Instructions for the task →
Below is a listing; write it out exactly and drop any images from it.
>> Begin
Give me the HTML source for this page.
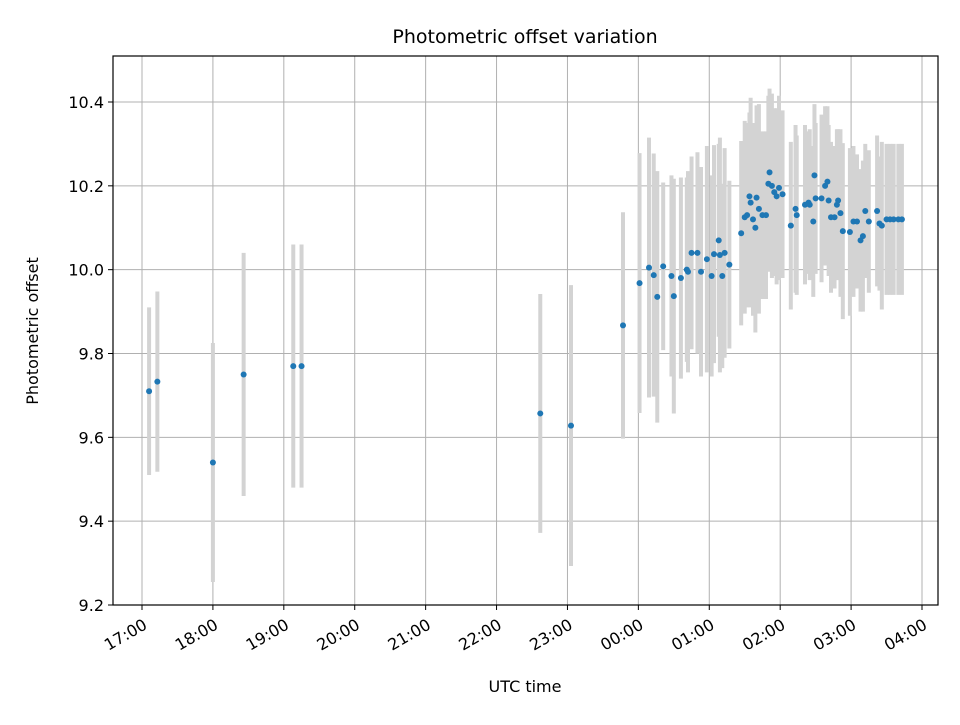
<!DOCTYPE html>
<html><head><meta charset="utf-8">
<style>body{margin:0;background:#fff}svg text{font-family:"DejaVu Sans","Liberation Sans",sans-serif;fill:#000}</style>
</head><body>
<svg id="chart" width="960" height="720" xmlns="http://www.w3.org/2000/svg">
<text x="525" y="43" font-size="19" text-anchor="middle">Photometric offset variation</text>
<text x="525" y="692" font-size="16" text-anchor="middle">UTC time</text>
<text transform="translate(38,331) rotate(-90)" font-size="16" text-anchor="middle">Photometric offset</text>
<g id="grid"></g><g id="bars"></g><g id="pts"></g>
<rect x="113" y="56" width="825" height="549" fill="none" stroke="#000" stroke-width="1.2"/>
<g id="ticks"></g>
</svg>
<script>
// minutes after 17:00
const minutes=[6,13,60,86,128,135,337,363,407,421,429,433,436,441,448,450,456,461,462,465,470,473,478,482,484,488,489,491,493,497,507,510,512,514,515,517,519,520,522,525,528,530,531,533,535,537,539,542,549,553,554,561,564,565,568,569,570,575,578,580,581,583,586,588,589,591,593,599,602,605,608,610,612,615,622,624,626,630,633,636,640,643];
const offsets=[9.71,9.733,9.54,9.75,9.77,9.77,9.657,9.628,9.867,9.968,10.005,9.987,9.935,10.008,9.985,9.937,9.98,10.0,9.995,10.04,10.04,9.995,10.025,9.985,10.037,10.07,10.035,9.985,10.04,10.012,10.087,10.125,10.13,10.175,10.16,10.12,10.1,10.172,10.145,10.13,10.13,10.205,10.232,10.2,10.185,10.175,10.195,10.18,10.105,10.145,10.13,10.155,10.16,10.155,10.115,10.225,10.17,10.17,10.2,10.21,10.165,10.125,10.125,10.155,10.165,10.135,10.092,10.09,10.115,10.115,10.07,10.08,10.14,10.115,10.14,10.11,10.105,10.12,10.12,10.12,10.12,10.12];
const errors=[0.2,0.215,0.285,0.29,0.29,0.29,0.285,0.335,0.27,0.31,0.31,0.29,0.3,0.2,0.24,0.28,0.24,0.22,0.24,0.23,0.24,0.25,0.27,0.24,0.26,0.23,0.28,0.22,0.25,0.2,0.22,0.23,0.22,0.2,0.25,0.23,0.25,0.22,0.25,0.2,0.2,0.21,0.2,0.22,0.2,0.21,0.22,0.2,0.2,0.2,0.19,0.19,0.17,0.18,0.18,0.17,0.18,0.2,0.19,0.18,0.18,0.18,0.17,0.18,0.17,0.2,0.21,0.2,0.18,0.16,0.17,0.18,0.16,0.17,0.18,0.16,0.2,0.18,0.18,0.18,0.18,0.18];
const xTickLabels=["17:00","18:00","19:00","20:00","21:00","22:00","23:00","00:00","01:00","02:00","03:00","04:00"];
const yTicks=[9.2,9.4,9.6,9.8,10.0,10.2,10.4];
const NS="http://www.w3.org/2000/svg";
const X=m=>142+m*(780/660);
const Y=v=>605-(v-9.2)*(503/1.2);
function mk(t,a,p){const e=document.createElementNS(NS,t);for(const k in a)e.setAttribute(k,a[k]);document.getElementById(p).appendChild(e);return e;}
xTickLabels.forEach((l,i)=>{const x=X(i*60);
 const g=mk('line',{x1:x,x2:x,y1:56,y2:605,stroke:'#b0b0b0','stroke-width':1},'grid');
 
 
 const t=mk('line',{x1:x,x2:x,y1:605,y2:610,stroke:'#000','stroke-width':1},'ticks');
 
 
 const tx=mk('text',{transform:`translate(${x+4},${624}) rotate(-30)`,'font-size':16,'text-anchor':'end','dominant-baseline':'middle'},'ticks');
 tx.textContent=l;
 
 
});
yTicks.forEach(v=>{const y=Y(v);
 const g=mk('line',{x1:113,x2:938,y1:y,y2:y,stroke:'#b0b0b0','stroke-width':1},'grid');
 
 
 const t=mk('line',{x1:108,x2:113,y1:y,y2:y,stroke:'#000','stroke-width':1},'ticks');
 
 
 const tx=mk('text',{x:104,y:y+6,'font-size':16,'text-anchor':'end'},'ticks');
 tx.textContent=v.toFixed(1);
 
 
});
minutes.forEach((m,i)=>{const x=X(m);
 const b=mk('line',{x1:x,x2:x,y1:Y(offsets[i]-errors[i]),y2:Y(offsets[i]+errors[i]),stroke:'#d3d3d3','stroke-width':4},'bars');
 
 
});
minutes.forEach((m,i)=>{
 const c=mk('circle',{cx:X(m),cy:Y(offsets[i]),r:3,fill:'#1f77b4'},'pts');
 
 
});
</script>
</body></html>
>> End
Result of this exercise →
Give me the HTML source for this page.
<!DOCTYPE html>
<html><head><meta charset="utf-8">
<style>body{margin:0;background:#fff}svg text{font-family:"DejaVu Sans","Liberation Sans",sans-serif;fill:#000}</style>
</head><body>
<svg id="chart" width="960" height="720" xmlns="http://www.w3.org/2000/svg">
<text x="525" y="43" font-size="19" text-anchor="middle">Photometric offset variation</text>
<text x="525" y="692" font-size="16" text-anchor="middle">UTC time</text>
<text transform="translate(38,331) rotate(-90)" font-size="16" text-anchor="middle">Photometric offset</text>
<g id="grid"></g><g id="bars"></g><g id="pts"></g>
<rect x="113" y="56" width="825" height="549" fill="none" stroke="#000" stroke-width="1.2"/>
<g id="ticks"></g>
</svg>
<script>
// minutes after 17:00
const minutes=[6,13,60,86,128,135,337,363,407,421,429,433,436,441,448,450,456,461,462,465,470,473,478,482,484,488,489,491,493,497,507,510,512,514,515,517,519,520,522,525,528,530,531,533,535,537,539,542,549,553,554,561,564,565,568,569,570,575,578,580,581,583,586,588,589,591,593,599,602,605,608,610,612,615,622,624,626,630,633,636,640,643];
const offsets=[9.71,9.733,9.54,9.75,9.77,9.77,9.657,9.628,9.867,9.968,10.005,9.987,9.935,10.008,9.985,9.937,9.98,10.0,9.995,10.04,10.04,9.995,10.025,9.985,10.037,10.07,10.035,9.985,10.04,10.012,10.087,10.125,10.13,10.175,10.16,10.12,10.1,10.172,10.145,10.13,10.13,10.205,10.232,10.2,10.185,10.175,10.195,10.18,10.105,10.145,10.13,10.155,10.16,10.155,10.115,10.225,10.17,10.17,10.2,10.21,10.165,10.125,10.125,10.155,10.165,10.135,10.092,10.09,10.115,10.115,10.07,10.08,10.14,10.115,10.14,10.11,10.105,10.12,10.12,10.12,10.12,10.12];
const errors=[0.2,0.215,0.285,0.29,0.29,0.29,0.285,0.335,0.27,0.31,0.31,0.29,0.3,0.2,0.24,0.28,0.24,0.22,0.24,0.23,0.24,0.25,0.27,0.24,0.26,0.23,0.28,0.22,0.25,0.2,0.22,0.23,0.22,0.2,0.25,0.23,0.25,0.22,0.25,0.2,0.2,0.21,0.2,0.22,0.2,0.21,0.22,0.2,0.2,0.2,0.19,0.19,0.17,0.18,0.18,0.17,0.18,0.2,0.19,0.18,0.18,0.18,0.17,0.18,0.17,0.2,0.21,0.2,0.18,0.16,0.17,0.18,0.16,0.17,0.18,0.16,0.2,0.18,0.18,0.18,0.18,0.18];
const xTickLabels=["17:00","18:00","19:00","20:00","21:00","22:00","23:00","00:00","01:00","02:00","03:00","04:00"];
const yTicks=[9.2,9.4,9.6,9.8,10.0,10.2,10.4];
const NS="http://www.w3.org/2000/svg";
const X=m=>142+m*(780/660);
const Y=v=>605-(v-9.2)*(503/1.2);
function mk(t,a,p){const e=document.createElementNS(NS,t);for(const k in a)e.setAttribute(k,a[k]);document.getElementById(p).appendChild(e);return e;}
xTickLabels.forEach((l,i)=>{const x=X(i*60);
 const g=mk('line',{x1:x,x2:x,y1:56,y2:605,stroke:'#b0b0b0','stroke-width':1},'grid');
 
 
 const t=mk('line',{x1:x,x2:x,y1:605,y2:610,stroke:'#000','stroke-width':1},'ticks');
 
 
 const tx=mk('text',{transform:`translate(${x+4},${624}) rotate(-30)`,'font-size':16,'text-anchor':'end','dominant-baseline':'middle'},'ticks');
 tx.textContent=l;
 
 
});
yTicks.forEach(v=>{const y=Y(v);
 const g=mk('line',{x1:113,x2:938,y1:y,y2:y,stroke:'#b0b0b0','stroke-width':1},'grid');
 
 
 const t=mk('line',{x1:108,x2:113,y1:y,y2:y,stroke:'#000','stroke-width':1},'ticks');
 
 
 const tx=mk('text',{x:104,y:y+6,'font-size':16,'text-anchor':'end'},'ticks');
 tx.textContent=v.toFixed(1);
 
 
});
minutes.forEach((m,i)=>{const x=X(m);
 const b=mk('line',{x1:x,x2:x,y1:Y(offsets[i]-errors[i]),y2:Y(offsets[i]+errors[i]),stroke:'#d3d3d3','stroke-width':4},'bars');
 
 
});
minutes.forEach((m,i)=>{
 const c=mk('circle',{cx:X(m),cy:Y(offsets[i]),r:3,fill:'#1f77b4'},'pts');
 
 
});
</script>
</body></html>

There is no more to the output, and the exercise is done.